In this manner the soil is renewed in a perfectly natural way. Bernard also sows plants between the rows of vines. Certain species are used to improve the soil’s structure and ensure a thriving micro-fauna, others are used as nitrogen supplements.

Methods of fertilisation

On thinner soils, the sowing of plants is supplemented by spreading « organic » compost produced by the estate itself. This compost is made from cattle and horse manure. This material’s fermentation process is helped by adding biodynamic preparations.

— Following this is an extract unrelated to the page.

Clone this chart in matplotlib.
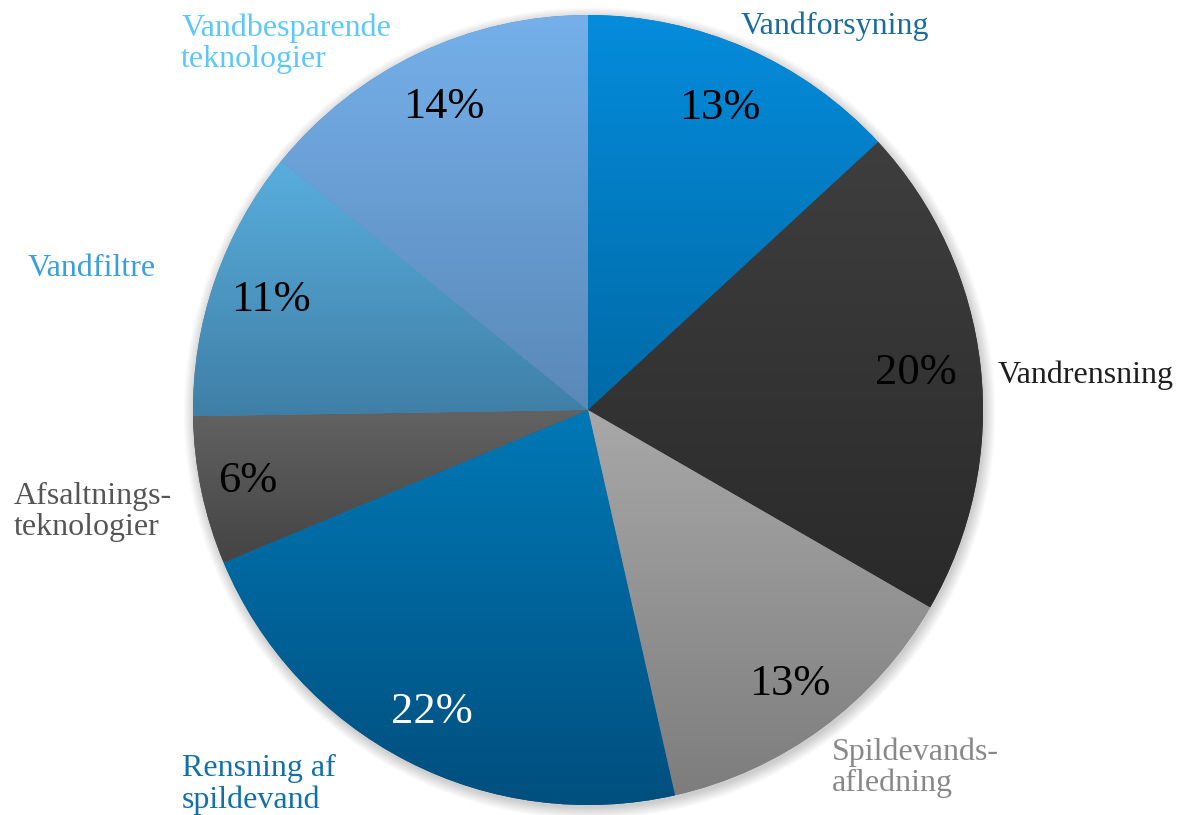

The shredding of vine shoots and branches in the Winter and the spraying of a preparation of dung contained in a cow’s horn also help recycle the vine’s own goodness and constituent parts back into the plant.

• Ploughing

To aerate the soil and promote life in the soil, it is grafted several times. Ploughing is the only method used in organic farming to remove weeds. The passage of the plough and the use of inter-vine hoes generally enables us to pull out most plants that compete with the vines. However, for some vines, we have to use a pickaxe. Ploughing also helps bring the qualities of the terroir to the fore. By getting rid of shallow roots, the root system will descend right down to the bed rock and draw up all its goodness.

• Disease and pest control using plants

The treatments are only based on contact products (sulphur, Bordeaux mixture,...) to avoid any residue in the wines. They are supplemented with the spraying of herbal teas or decoctions of plants (nettle, horsetail, camomile,...) which make it possible to reinforce the vine, to fight against the parasites and produce beautiful fruit.

Every year, we test new combinations of plants and we’re often left amazed at the incredible things that nature can achieve on its own.

• Monitoring the Lunar calendar and the sowing calendar

The earth’s organic processes repeat themselves in « time » and as part of a regular cycle. This is partly due to cosmic influences. We acknowledge the effects caused by the earth’s rotation or the influence of the moon, for example. And yet, other planets have their influence as well. To influence weather conditions, the planets use the four elements : fire, earth, air-light and water as channels towards the Earth.

In practice, there is no need for specialist knowledge of astronomy in order to take these influences and their effects on our vines and wines into account. It’s enough to simply keep a check on the lunar calendar and the sowing calendar (published annually by the "Mouvement de culture biodynamique").